Up to and including the line with "import pandas as pd", write out the listing from its first line, minus the pictures.

Material provided:
________________

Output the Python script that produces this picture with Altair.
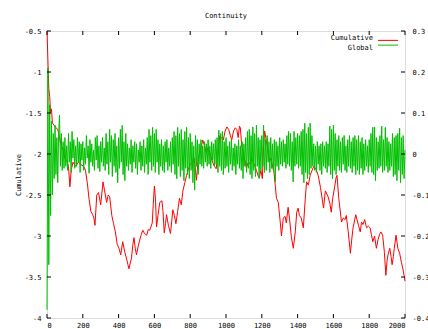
import altair as alt
import pandas as pd

# Cumulative continuity score, sampled along the step axis
red_x = [0, 5, 10, 15, 20, 25, 30, 40, 50, 60, 70, 80, 90, 100, 110, 120, 128, 135, 145, 160,
         175, 190, 205, 215, 225, 235, 245, 255, 262, 268, 278, 288, 300, 313, 322, 333, 342, 350, 362, 372,
         382, 392, 402, 412, 423, 435, 445, 452, 458, 465, 472, 480, 486, 493, 500, 510, 518, 527, 535, 545,
         557, 566, 574, 588, 594, 600, 606, 612, 620, 630, 642, 648, 655, 662, 668, 678, 690, 703, 712, 720,
         730, 740, 750, 760, 770, 780, 790, 800, 810, 822, 835, 845, 858, 870, 880, 890, 900, 912, 925, 935,
         945, 955, 965, 975, 985, 995, 1005, 1015, 1025, 1032, 1042, 1052, 1060, 1068, 1075, 1080, 1088, 1098, 1108, 1114,
         1125, 1135, 1142, 1152, 1160, 1170, 1180, 1186, 1195, 1203, 1210, 1216, 1222, 1230, 1242, 1252, 1260, 1268, 1276, 1282,
         1292, 1303, 1310, 1320, 1330, 1337, 1347, 1357, 1365, 1376, 1387, 1395, 1403, 1410, 1420, 1432, 1443, 1450, 1460, 1470,
         1477, 1490, 1500, 1515, 1528, 1545, 1555, 1570, 1580, 1588, 1596, 1607, 1615, 1620, 1630, 1645, 1655, 1665, 1672, 1683,
         1695, 1702, 1710, 1725, 1732, 1740, 1750, 1757, 1765, 1775, 1785, 1795, 1805, 1812, 1820, 1830, 1840, 1850, 1858, 1865,
         1875, 1885, 1893, 1900, 1905, 1915, 1922, 1928, 1935, 1940, 1950, 1960, 1970, 1980, 1988, 1995, 2000]
red_y = [-0.5, -0.85, -1.2, -1.3, -1.5, -1.45, -1.62, -1.65, -1.68, -1.7, -1.8, -1.9, -1.95, -2.05, -2.08, -2.15, -2.4, -2.2, -2.1, -2.15,
         -2.1, -2.13, -2.15, -2.2, -2.35, -2.55, -2.7, -2.74, -2.78, -2.87, -2.5, -2.47, -2.62, -2.34, -2.45, -2.59, -2.5, -2.52, -2.75, -2.85,
         -2.95, -3.1, -3.15, -3.23, -3.07, -3.2, -3.28, -3.35, -3.4, -3.33, -3.27, -3.1, -3.02, -3.15, -3.23, -3.12, -3.05, -2.98, -2.93, -2.97,
         -2.99, -2.92, -2.93, -2.84, -2.6, -2.39, -2.55, -2.89, -2.75, -2.59, -2.57, -2.7, -2.96, -2.85, -2.74, -2.87, -2.97, -2.68, -2.75, -2.85,
         -2.7, -2.54, -2.62, -2.44, -2.35, -2.26, -2.18, -2.13, -2.1, -2.05, -2.32, -2.05, -1.95, -1.83, -1.9, -1.99, -1.92, -2.0, -2.1, -2.15,
         -2.18, -2.0, -1.78, -1.8, -1.83, -1.72, -1.67, -1.7, -1.78, -1.83, -1.72, -1.68, -1.7, -1.8, -1.66, -1.68, -1.9, -2.0, -2.1, -2.17,
         -2.1, -2.12, -2.04, -2.1, -2.14, -2.2, -2.27, -2.29, -2.2, -2.3, -1.9, -1.72, -1.8, -1.9, -2.1, -2.05, -2.15, -2.22, -2.4, -2.54,
         -2.59, -2.83, -3.0, -2.78, -2.76, -2.84, -2.65, -2.83, -3.01, -3.15, -2.95, -2.71, -2.66, -2.75, -2.78, -2.9, -2.54, -2.34, -2.38, -2.26,
         -2.22, -2.15, -2.17, -2.26, -2.41, -2.66, -2.45, -2.52, -2.6, -2.71, -2.54, -2.4, -2.29, -2.26, -2.54, -2.83, -2.78, -2.8, -2.75, -2.95,
         -3.21, -3.05, -2.9, -2.74, -2.8, -2.87, -2.95, -2.83, -2.86, -2.8, -2.9, -2.88, -2.9, -2.98, -3.07, -3.0, -3.15, -3.04, -2.98, -2.95,
         -2.99, -3.2, -3.48, -3.3, -3.23, -3.15, -3.25, -3.35, -3.25, -3.15, -2.99, -3.15, -3.21, -3.32, -3.4, -3.48, -3.55]

# Global continuity, one value every 5 steps from 0 to 2000
green_step = 5
green_y = [
    -0.38, 0.21, -0.27, 0.12, -0.15, 0.08, -0.1, 0.05, -0.06, 0.07, -0.05, 0.04, -0.07, 0.05, 0.095, -0.03, 0.05, -0.04, 0.03, -0.035,
    0.04, -0.03, 0.02, -0.04, 0.05, -0.02, 0.03, -0.045, 0.055, -0.01, 0.035, -0.035, 0.02, -0.03, 0.04, -0.02, 0.03, -0.045, 0.025, -0.015,
    0.03, -0.04, 0.015, -0.025, 0.045, -0.01, 0.02, -0.047, 0.035, -0.02, 0.025, -0.03, 0.01, -0.04, 0.04, -0.015, 0.045, -0.035, 0.02, -0.043,
    0.03, -0.02, 0.04, -0.03, 0.015, -0.04, 0.05, -0.025, 0.03, -0.05, 0.06, -0.02, 0.045, -0.055, 0.035, -0.03, 0.05, -0.045, 0.02, -0.07,
    0.04, -0.035, 0.06, -0.02, 0.07, -0.05, 0.03, -0.065, 0.05, -0.03, 0.025, -0.04, 0.015, -0.025, 0.035, -0.045, 0.02, -0.02, 0.03, -0.035,
    0.025, -0.05, 0.01, -0.02, 0.03, -0.04, 0.02, -0.03, 0.035, -0.045, 0.015, -0.025, 0.04, -0.05, 0.06, -0.02, 0.045, -0.04, 0.065, -0.03,
    0.05, -0.045, 0.06, -0.02, 0.035, -0.05, 0.025, -0.03, 0.035, -0.04, 0.02, -0.045, 0.03, -0.02, 0.035, -0.04, 0.015, -0.03, 0.03, -0.045,
    0.04, -0.025, 0.055, -0.05, 0.045, -0.06, 0.065, -0.03, 0.05, -0.055, 0.06, -0.04, 0.035, -0.065, 0.055, -0.035, 0.065, -0.05, 0.04, -0.06,
    0.05, -0.04, 0.03, -0.07, 0.02, -0.088, 0.045, -0.03, 0.035, -0.05, 0.025, -0.025, 0.035, -0.03, 0.02, -0.035, 0.03, -0.02, 0.025, -0.03,
    0.035, -0.025, 0.02, -0.035, 0.03, -0.015, 0.025, -0.03, 0.035, -0.025, 0.04, -0.045, 0.058, -0.03, 0.05, -0.04, 0.055, -0.05, 0.03, -0.035,
    0.04, -0.03, 0.02, -0.045, 0.03, -0.025, 0.035, -0.04, 0.015, -0.03, 0.025, -0.05, 0.02, -0.025, 0.035, -0.035, 0.02, -0.04, 0.03, -0.06,
    0.025, -0.03, 0.04, -0.045, 0.055, -0.035, 0.06, -0.05, 0.045, -0.06, 0.066, -0.04, 0.05, -0.055, 0.07, -0.03, 0.04, -0.06, 0.035, -0.04,
    0.045, -0.03, 0.07, -0.045, 0.035, -0.04, 0.045, -0.02, 0.03, -0.045, 0.04, -0.035, 0.025, -0.04, 0.035, -0.068, 0.03, -0.03, 0.02, -0.04,
    0.04, -0.025, 0.03, -0.03, 0.035, -0.02, 0.025, -0.035, 0.045, -0.025, 0.055, -0.03, 0.05, -0.04, 0.03, -0.068, 0.055, -0.03, 0.04, -0.025,
    0.05, -0.035, 0.045, -0.03, 0.055, -0.05, 0.06, -0.07, 0.075, -0.045, 0.05, -0.06, 0.065, -0.05, 0.075, -0.035, 0.045, -0.03, 0.025, -0.04,
    0.02, -0.045, 0.03, -0.025, 0.02, -0.04, 0.025, -0.05, 0.03, -0.03, 0.02, -0.035, 0.03, -0.045, 0.025, -0.03, 0.068, -0.05, 0.06, -0.06,
    0.07, -0.04, 0.05, -0.05, 0.035, -0.03, 0.045, -0.04, 0.03, -0.045, 0.04, -0.025, 0.045, -0.04, 0.02, -0.045, 0.035, -0.03, 0.045, -0.035,
    0.03, -0.045, 0.04, -0.03, 0.045, -0.05, 0.035, -0.04, 0.045, -0.05, 0.03, -0.035, 0.04, -0.05, 0.025, -0.04, 0.035, -0.03, 0.02, -0.045,
    0.035, -0.03, 0.05, -0.045, 0.065, -0.05, 0.066, -0.065, 0.04, -0.04, 0.03, -0.035, 0.045, -0.03, 0.068, -0.045, 0.035, -0.04, 0.065, -0.03,
    0.04, -0.045, 0.03, -0.04, 0.025, -0.03, 0.05, -0.055, 0.04, -0.05, 0.045, -0.065, 0.05, -0.04, 0.063, -0.07, 0.04, -0.05, 0.045, -0.06,
    0.01,
]

x_ticks = [0, 200, 400, 600, 800, 1000, 1200, 1400, 1600, 1800, 2000]
left_ticks = [-4, -3.5, -3, -2.5, -2, -1.5, -1, -0.5]
right_ticks = [-0.4, -0.3, -0.2, -0.1, 0, 0.1, 0.2, 0.3]
series = ["Cumulative", "Global"]
colors = ["#ff0000", "#00c000"]
chart_title = "Continuity"

W, H = 358, 287
FONT = "DejaVu Sans Mono"
FS = 7
TICK = 4
fix_minus = "replace(datum.label, '\u2212', '-')"

red_df = pd.DataFrame({"step": red_x, "value": red_y})
green_df = pd.DataFrame({"step": list(range(0, 2001, green_step)), "value": green_y})

x_scale = alt.Scale(domain=[0, 2000], nice=False, zero=False)
left_scale = alt.Scale(domain=[-4, -0.5], nice=False, zero=False)
right_scale = alt.Scale(domain=[-0.4, 0.3], nice=False, zero=False)

label_style = dict(labelFont=FONT, labelFontSize=FS, labelColor="black",
                   ticks=False, domain=False, grid=False, labelExpr=fix_minus)

x_axis = alt.Axis(values=x_ticks, title=None, labelPadding=3, format="d",
                  orient="bottom", **label_style)


def xenc(field):
    return alt.X(field, scale=x_scale, axis=x_axis)


red = alt.Chart(red_df).mark_line(color=colors[0], strokeWidth=1).encode(
    x=xenc("step:Q"),
    y=alt.Y("value:Q", scale=left_scale,
            axis=alt.Axis(values=left_ticks, orient="left", format="~g", labelPadding=6,
                          title=series[0], titleFont=FONT, titleFontSize=FS,
                          titleFontWeight="normal", titleColor="black",
                          titleAngle=-90, titleX=-29, titleY=H / 2,
                          titleAlign="center", titleBaseline="middle", **label_style)),
)

green = alt.Chart(green_df).mark_line(color=colors[1], strokeWidth=1).encode(
    x=xenc("step:Q"),
    y=alt.Y("value:Q", scale=right_scale,
            axis=alt.Axis(values=right_ticks, orient="right", format="~g", labelPadding=7,
                          labelAlign="left", title=None, **label_style)),
)

# Inward tick marks on all four sides of the frame
xt = pd.DataFrame({"step": x_ticks})
lt = pd.DataFrame({"t": left_ticks})
rt = pd.DataFrame({"t": right_ticks})

x_ticks_bottom = alt.Chart(xt).mark_rule(strokeWidth=1).encode(
    x=xenc("step:Q"), y=alt.value(H), y2=alt.value(H - TICK), color=alt.value("black"))
x_ticks_top = alt.Chart(xt).mark_rule(strokeWidth=1).encode(
    x=xenc("step:Q"), y=alt.value(0), y2=alt.value(TICK), color=alt.value("black"))
left_tick_marks = alt.Chart(lt).mark_rule(strokeWidth=1).encode(
    y=alt.Y("t:Q", scale=left_scale, axis=None), x=alt.value(0), x2=alt.value(TICK),
    color=alt.value("black"))
right_tick_marks = alt.Chart(rt).mark_rule(strokeWidth=1).encode(
    y=alt.Y("t:Q", scale=right_scale, axis=None), x=alt.value(W), x2=alt.value(W - TICK),
    color=alt.value("black"))

# Key in the top-right corner: label, then a short line sample
key_df = pd.DataFrame({"series": series, "color": colors})
key_y = alt.Y("series:N", scale=alt.Scale(domain=series, range=[7, 16.5], padding=0),
              axis=None)
key_text = alt.Chart(key_df).mark_text(
    align="right", baseline="middle", font=FONT, fontSize=FS, color="black"
).encode(x=alt.value(326), y=key_y, text="series:N")
key_line = alt.Chart(key_df).mark_rule(strokeWidth=1).encode(
    x=alt.value(331), x2=alt.value(351), y=key_y,
    color=alt.Color("color:N", scale=None, legend=None))

chart = alt.layer(
    red, green, x_ticks_bottom, x_ticks_top, left_tick_marks, right_tick_marks,
    key_text, key_line
).resolve_scale(y="independent").properties(
    width=W, height=H,
    title=alt.TitleParams(chart_title, font=FONT, fontSize=FS, fontWeight="normal",
                          color="black", anchor="middle", frame="group", offset=8),
    autosize=alt.AutoSizeParams(type="none"),
    padding={"left": 47, "top": 31, "right": 23, "bottom": 11},
).configure_view(stroke="black", strokeWidth=1).configure(background="white")

chart.save("out.html", embed_options={"renderer": "svg", "actions": False})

________________

Task result:
Output the Python script that produces this picture with Altair.
import altair as alt
import pandas as pd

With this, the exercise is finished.